I had taken Rs 5 lakh as unsecured loan from my HUF's current account in December 2007 and deposited it into my savings bank account. I repaid the amount to my HUF account in June 2008. All these transactions have been reflected in the balance sheet of my account and the HUF account. However the income-tax officer has treated the Rs 5 lakh as income in my hands under the head income from other sources u/s 56(2)(vi) and has issued a demand notice u/s 156. Is the income-tax officer correct in assessing the sum as income in my hands?Bharti Bhushan Jindal

Section 56(2)(vi) seeks to tax any sum received without consideration, which could also include the transfer of certain assets without consideration. This section also provides for certain exceptions.

In your case, apparently you have taken a loan from the HUF without interest and repaid it to the HUF. This cannot be said to be a sum received without consideration. What can come under section 56(2)(vi) is only sums that need not be repaid or returned. Money that comes without interest but which has to be repaid cannot be roped into this section. This view is also supported by the decision in Chandrakant H.Shah v ITO [2010] 124 ITD 177 (Mum).

The assessing officer therefore does not appear justified in treating the Rs 5 lakh as income in your hands.

I have a long-term capital gains of Rs 10 lakh. The sale consideration that gave rise to the capital gains was Rs 15 lakh. I propose to buy a land immediately after the sale of the property which gave rise to the long-term capital gains. I propose to sell the land so purchased within a month and use the proceeds in acquiring a new house which will be purchased before March 31, 2011.

In such circumstances will I be eligible for the exemption u/s 54F? Can I use the consideration from the sale of the property which gave rise to the long-term capital gains for acquiring the land and thereafter use the sale proceeds from the sale of the land for investment in a new house and still be eligible for the exemption u/s 54F?Meharnath

Section 54F allows an exemption subject to satisfying the following conditions: The assessee is an individual or HUF; the gain arises from the transfer of a long term capital asset not being a residential house; the assessee does not within two years purchase or three years construct any residential house other than the new house; the assessee is not the owner of more than one residential house (other than the new asset) on the date of transfer of the original asset.

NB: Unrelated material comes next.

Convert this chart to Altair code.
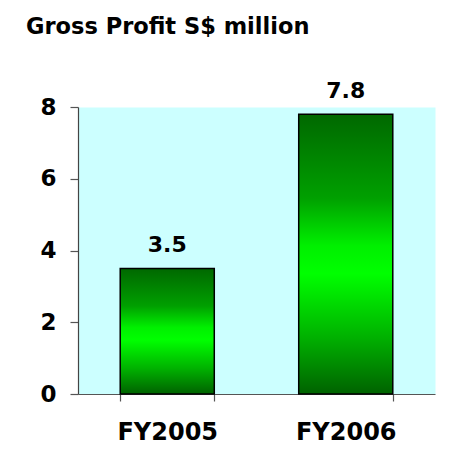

The quantum of exemption available is as follows: If the amount invested is more than or equal to the net consideration then the entire capital gain; if the amount invested is less than the net consideration then the amount invested x capital gain/net consideration

So long as you comply with these conditions, the exemption will be available u/s 54F.

The fact that you have used the sale proceeds from the transfer of the asset which gave rise to the capital gains by way of investment in land and again used the sale proceeds of the sale of such land for reinvestment so as to claim exemption as required u/s 54F will not disentitle you to such claim.

You may, however, note that any capital gains arising from the sale of land will be short term capital gains on which tax will be payable by you.

I live in a flat in Mumbai. For acquiring this flat I had availed a housing loan from a bank. I have been availing the tax benefits u/s 24 in respect of the interest on housing loan and also the deduction u/s 80C in respect of the principal repayment on housing loan.

I have purchased a flat in Bangalore in August 2010 again by availing a housing loan from bank. This property in Bangalore is let out. I would like to avail of the tax benefits u/s 24 and u/s 80C in respect of the Bangalore property instead of the Mumbai property though I continue to live in Mumbai. Can I do so?B.V. Gopinath

You have stated that the Bangalore property is let out. You would have to show the rental income from that property as income from house property subject to the deductions available there from in respect of (i) any municipal taxes paid, (ii) 30 per cent of the net rental income (standard deduction available u/s 24) after reducing such taxes and also (iii) the interest on the loan taken which can be claimed without any ceiling limit as the property is let out.

You can also continue to claim the deduction u/s 24 in respect of the interest on the property at Mumbai which is self-occupied subject to the ceiling of Rs 1.50 lakh as this property is self-occupied.

You can claim deduction u/s 80C in respect of the principal repayment of both the housing loans subject to the limits u/s 80C.

Section 80C allows a deduction of a maximum of Rs 1 lakh which is available in respect of certain payments and investments which also includes the principal repayment of a housing loan taken from certain specified institutions, including banks.